Kim Clijsters isn’t the only Grand Slam champion at The Greenbrier this season, but she’s the only player fresh out of retirement. As she competes for New York Empire, everyone is excited to see her back, even her opposition.
“Kimmy is awesome,” Chicago Smash’s Bethanie Mattek-Sands said. “We were all stoked for her big comeback this year. It’s great that she’s out there.
Clijsters made her 2020 debut Monday with a singles win over Washington’s Bernarda Pera but she’d drop the doubles set with Kveta Peschke and New York would fall, 21-20. On Wednesday, she posted impressive wins during New York’s 25-17 victory over Philadelphia. In her 5-3 performance over reigning Australian Open champion Sofia Kenin, she showed off some vintage Clijsters tennis: powerful serving, excellent court coverage and untouchable baseline consistency.
“She’s brought her team here. She’s into it,” New York coach Luke Jensen said. “There’s a reason why she’s back playing professional tennis. There’s a desire in there before that window closes to say I want to give it one more shot. Now she’s just proven herself in WTT against the No. 4 player in the word.”
Cljisters’ teammates and competitors are understandably a little taken aback by her.
“When I grew up my idol at the beginning was Monica Seles and then Kim Clijsters,” Orange County’s Andreja Klepac said. “Maybe I’ll get a chance to play against her, so it’s exciting for me.”
“I didn’t know how to react when I was told I was going to play mixed with her,” Neil Skupski said. “[I was like] what side am I going to play? You do everything you want to do. But then she was like you tell me where to serve. It worked really well.”
A lot of buzz, especially from within the quarantine bubble, is surrounding every match she plays.
“She’s a wringer, she’s a gamer, she’s going to rip the ball,” Mattek-Sands said. “I’m excited to play against her.”’
Clijsters’ pedigree is elite. Since turning pro in 1997, she has won 41 singles and 11 doubles titles. She has four Grand Slam titles to her name, plus two in doubles and held the No. 1 ranking simultaneously in 2003. Along the way, she’s left the best impression everywhere she’s traveled. Jensen called her the “sweetest person in the world.”
She just simply can’t quite seem to leave tennis alone. When the Belgian isn’t playing at Creekside Stadium, she’s been spotted sitting in the stands watching matches, including last night when the Freedoms beat the Lasers.
“She’s has to scout a lot of these players because they were just kids when she was playing,” Jensen said. “She has to go back to not being an analyst, but actually being a competitor and seeing how these players play.”
During her lengthy seven-year break from the tour, Clijsters stayed busy at the Kim Clijsters Academy helping train the next generation, raised her children and did some commentary.
The 37-year-old mother of three has now come out of retirement twice. In 2007, she left the tour to have her daughter Jada, and then came back to win two US Open trophies. In 2012, she retired again, and it looked like it would be for good as she had two more children, Jack and Blake. She was even inducted into the Hall of Fame in 2017.

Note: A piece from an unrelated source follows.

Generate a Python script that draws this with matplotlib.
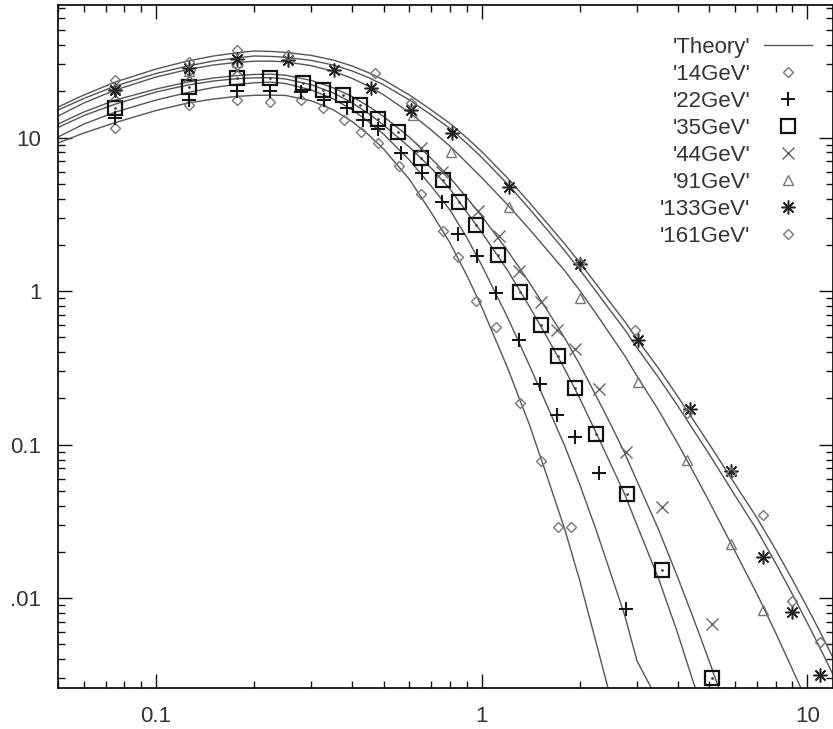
import matplotlib
matplotlib.use("Agg")
import matplotlib.pyplot as plt
from matplotlib.ticker import LogLocator, NullFormatter, FixedLocator, FixedFormatter

plt.rcParams['font.family'] = ['Liberation Sans', 'DejaVu Sans']

# ---- measured spectra -------------------------------------------------
p14 = [0.075, 0.126, 0.177, 0.224, 0.279, 0.326, 0.377, 0.425, 0.480, 0.556, 0.650, 0.759, 0.844, 0.959, 1.11, 1.31, 1.52, 1.72, 1.875]
d14 = [11.5, 16.3, 17.6, 17.0, 17.6, 15.6, 13.0, 10.9, 9.2, 6.5, 4.3, 2.46, 1.67, 0.86, 0.58, 0.186, 0.078, 0.029, 0.029]

p22 = [0.075, 0.126, 0.177, 0.224, 0.279, 0.328, 0.386, 0.432, 0.480, 0.564, 0.655, 0.754, 0.844, 0.965, 1.11, 1.30, 1.51, 1.71, 1.93, 2.29, 2.77]
d22 = [13.4, 17.6, 20.1, 20.1, 19.8, 17.6, 15.6, 13.0, 11.4, 7.9, 5.9, 3.8, 2.35, 1.69, 0.97, 0.48, 0.25, 0.156, 0.112, 0.065, 0.0085]

p35 = [0.075, 0.126, 0.177, 0.224, 0.282, 0.325, 0.375, 0.422, 0.480, 0.553, 0.650, 0.759, 0.850, 0.959, 1.12, 1.31, 1.52, 1.72, 1.93, 2.25, 2.79, 3.57, 5.11]
d35 = [15.6, 21.3, 24.4, 24.4, 22.7, 20.4, 18.9, 16.3, 13.2, 10.9, 7.35, 5.29, 3.80, 2.69, 1.72, 0.985, 0.60, 0.377, 0.233, 0.117, 0.0476, 0.0152, 0.0030]

p44 = [0.075, 0.126, 0.177, 0.650, 0.754, 0.975, 1.13, 1.30, 1.52, 1.71, 1.93, 2.29, 2.77, 3.57, 5.11]
d44 = [19.0, 25.0, 27.5, 8.6, 6.0, 3.3, 2.3, 1.36, 0.85, 0.56, 0.42, 0.23, 0.090, 0.039, 0.0068]

p91 = [0.075, 0.126, 0.177, 0.614, 0.803, 1.21, 2.01, 3.03, 4.28, 5.85, 7.33]
d91 = [21.0, 27.0, 31.0, 14.0, 8.05, 3.53, 0.90, 0.255, 0.079, 0.0225, 0.0084]

p133 = [0.075, 0.126, 0.177, 0.254, 0.352, 0.457, 0.606, 0.809, 1.21, 2.01, 3.03, 4.38, 5.85, 7.33, 9.0, 10.96]
d133 = [20.4, 28.4, 32.5, 32.0, 27.5, 21.0, 15.1, 10.7, 4.76, 1.50, 0.48, 0.170, 0.067, 0.0185, 0.0081, 0.00315]

p161 = [0.075, 0.126, 0.177, 0.254, 0.470, 0.606, 2.01, 2.95, 4.28, 5.85, 7.30, 8.99, 10.96]
d161 = [23.7, 31.0, 37.2, 34.5, 26.3, 16.8, 1.52, 0.557, 0.160, 0.0652, 0.0347, 0.0096, 0.0052]

# ---- theory curves (None: below the plotted range) -----------------------
grid = [0.05, 0.06, 0.075, 0.1, 0.125, 0.15, 0.175, 0.2, 0.225, 0.25,
        0.3, 0.35, 0.4, 0.45, 0.5, 0.6, 0.7, 0.8, 0.9, 1.0,
        1.2, 1.4, 1.6, 1.8, 2.0, 2.25, 2.5, 2.75, 3.0, 3.5,
        4.0, 4.5, 5.0, 6.0, 7.0, 8.0, 9.0, 10.0, 11.0, 12.0]
t14 = [9.21, 10.70, 12.52, 15.00, 16.78, 17.81, 18.50, 18.83, 18.89, 18.81,
       17.34, 15.18, 12.72, 10.41, 8.42, 5.35, 3.25, 2.058, 1.269, 0.791,
       0.318, 0.136, 0.0594, 0.0281, 0.0131, 0.00509, 0.00217, None, None, None,
       None, None, None, None, None, None, None, None, None, None]
t22 = [10.08, 12.24, 14.66, 17.55, 19.64, 21.17, 22.14, 22.72, 22.96, 22.48,
       20.42, 17.87, 15.18, 12.66, 10.51, 7.14, 4.83, 3.37, 2.235, 1.477,
       0.677, 0.331, 0.1737, 0.0981, 0.0553, 0.0276, 0.01418, 0.00775, 0.00391, 0.0021,
       None, None, None, None, None, None, None, None, None, None]
t35 = [11.62, 13.91, 16.53, 19.79, 21.98, 23.34, 24.12, 24.48, 24.56, 24.08,
       22.08, 19.55, 16.86, 14.29, 12.06, 8.67, 6.33, 4.62, 3.27, 2.42,
       1.370, 0.798, 0.487, 0.310, 0.2009, 0.1188, 0.0735, 0.0476, 0.0299, 0.01329,
       0.00592, 0.00271, 0.0016, None, None, None, None, None, None, None]
t44 = [12.24, 14.66, 17.55, 20.70, 22.99, 24.42, 25.27, 25.77, 25.88, 25.46,
       23.55, 21.10, 18.50, 15.97, 13.72, 10.06, 7.30, 5.48, 4.06, 3.085,
       1.839, 1.141, 0.734, 0.494, 0.3336, 0.2067, 0.1336, 0.0882, 0.0580, 0.0278,
       0.0137, 0.00714, 0.00389, 0.00131, None, None, None, None, None, None]
t91 = [13.81, 16.78, 20.39, 24.79, 27.73, 29.67, 30.81, 31.42, 31.46, 31.11,
       29.40, 27.04, 24.30, 21.56, 18.97, 14.57, 11.20, 8.78, 6.86, 5.49,
       3.66, 2.54, 1.822, 1.358, 1.011, 0.710, 0.511, 0.380, 0.2795, 0.1668,
       0.1021, 0.0646, 0.0426, 0.0202, 0.01072, 0.00595, 0.00345, 0.0021, None, None]
t133 = [15.10, 17.96, 21.66, 26.12, 29.24, 31.51, 32.96, 33.97, 33.77, 33.32,
        31.79, 29.68, 27.16, 24.53, 22.05, 17.58, 14.06, 11.45, 9.18, 7.44,
        4.99, 3.45, 2.47, 1.83, 1.382, 0.991, 0.734, 0.562, 0.428, 0.272,
        0.179, 0.122, 0.0866, 0.0467, 0.0279, 0.0169, 0.01063, 0.00692, 0.00464, 0.00318]
t161 = [15.80, 18.92, 22.99, 27.94, 31.51, 33.96, 35.52, 36.61, 36.39, 35.90,
        34.26, 31.98, 29.27, 26.43, 23.76, 18.94, 15.15, 12.34, 9.97, 8.11,
        5.46, 3.79, 2.72, 2.03, 1.536, 1.109, 0.827, 0.636, 0.487, 0.312,
        0.2064, 0.1416, 0.1009, 0.0553, 0.0335, 0.0207, 0.01322, 0.00872, 0.00592, 0.00410]

labels = ["'14GeV'", "'22GeV'", "'35GeV'", "'44GeV'", "'91GeV'", "'133GeV'", "'161GeV'"]
x_ticks = [0.1, 1, 10]
x_tick_labels = ['0.1', '1', '10']
y_ticks = [0.01, 0.1, 1, 10]
y_tick_labels = ['.01', '0.1', '1', '10']

fig = plt.figure(figsize=(8.33, 7.29), dpi=100)
ax = fig.add_axes([58 / 833, 41 / 729, 775 / 833, 683 / 729])
ax.set_xscale('log')
ax.set_yscale('log')
ax.set_xlim(0.05, 12)
ax.set_ylim(0.0026, 73)

line_color = '#555555'
first = True
for t in (t14, t22, t35, t44, t91, t133, t161):
    xs = [g for g, v in zip(grid, t) if v is not None]
    ys = [v for v in t if v is not None]
    ax.plot(xs, ys, color=line_color, lw=1.0, label="'Theory'" if first else None,
            solid_joinstyle='round', zorder=2)
    first = False

styles = [
    dict(marker='D', ms=5.0, mfc='none', mec='#777777', mew=1.0),
    dict(marker='+', ms=10, mec='#111111', mew=1.4),
    dict(marker='s', ms=10, mfc='none', mec='#111111', mew=1.6),
    dict(marker='x', ms=8, mec='#666666', mew=1.0),
    dict(marker='^', ms=7, mfc='none', mec='#777777', mew=1.0),
    dict(marker=(8, 2, 0), ms=10, mec='#222222', mew=1.1),
    dict(marker='D', ms=5.0, mfc='none', mec='#777777', mew=1.0),
]
series = [(p14, d14), (p22, d22), (p35, d35), (p44, d44), (p91, d91), (p133, d133), (p161, d161)]
for (px, py), st, lab in zip(series, styles, labels):
    ax.plot(px, py, ls='none', label=lab, zorder=3, **st)
# centre dots of the square points
ax.plot(p35, d35, ls='none', marker='.', ms=2, color='#444444', zorder=4)

ax.xaxis.set_major_locator(FixedLocator(x_ticks))
ax.xaxis.set_major_formatter(FixedFormatter(x_tick_labels))
ax.yaxis.set_major_locator(FixedLocator(y_ticks))
ax.yaxis.set_major_formatter(FixedFormatter(y_tick_labels))
ax.xaxis.set_minor_locator(LogLocator(base=10, subs=range(2, 10)))
ax.yaxis.set_minor_locator(LogLocator(base=10, subs=range(2, 10)))
ax.xaxis.set_minor_formatter(NullFormatter())
ax.yaxis.set_minor_formatter(NullFormatter())
ax.tick_params(which='both', direction='in', top=True, right=True, colors='#111111', width=1.0,
               labelsize=16, labelcolor='#333333')
ax.tick_params(which='major', length=10)
ax.tick_params(which='minor', length=5)
ax.tick_params(axis='x', pad=13)
ax.tick_params(axis='y', pad=12)
for s in ax.spines.values():
    s.set_linewidth(1.3)
    s.set_color('#111111')

leg = ax.legend(loc='upper right', bbox_to_anchor=(0.985, 0.966), frameon=False, fontsize=16,
                markerfirst=False, handlelength=2.2, labelspacing=0.27, handletextpad=0.6,
                borderaxespad=0)
for txt in leg.get_texts():
    txt.set_color('#333333')
    txt.set_ha('right')

fig.savefig('out.png', dpi=100)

“Normally you coach someone to the Hall of Fame, we get one from the Hall of Fame,” Jensen said.
During her induction speech, Clijsters listed optimism and patience as two of the eight important lessons she learned during her career.
“Optimism: That is having the right attitude to deal with adversity and negative moments it’s important to stay positive,” she said. “I’m not just talking about tennis, but in life overall.”
Her positive attitude has been as famous as her ability to do the splits mid-point. Patience has been a continuing lesson given the current climate.
“With three kids you learn to have a little bit more patience,” she said. “It’s definitely been challenging, but it’s the same for everybody. Being patient is what you have to be and keep setting little goals even though sometimes it’s hard to predict what’s coming up ahead.”
The timing in March couldn’t have been worse for Clijsters as she had gotten to play just two events, losing to Garbine Muguruza in Dubai and Johanna Konta in Monterrey.
“The question I’ve gotten a lot in Belgium from media is: ‘Do you still want to go through with it and do you still want to keep playing now with everything that’s going on?’” Clijsters said. “It doesn’t mean because COVID happened that I’m not interested in playing more tennis. There are some challenges and combining parenting at home and still going to practice and things like that… You just try to see the positive things out of moments that you’re in and that’s another big lesson that you learn.”
With her children getting a little older (Jada is 12, Jack is six and Blake is three), she’s naturally had more time to work on her comeback. Ahead of the season’s start, she trained in New Jersey with her family on hand, but they haven’t made an appearance at The Greenbrier just yet.
“They are coming later,” she said. “It was nice to come here and just do the last few days of training without them. They’re actually driving down in a few days so it will be great. I’m happy to share this experience at this resort.”
Coming back after having Jada certainly worked out for her, so who knows what this comeback could bring for the New York Empire.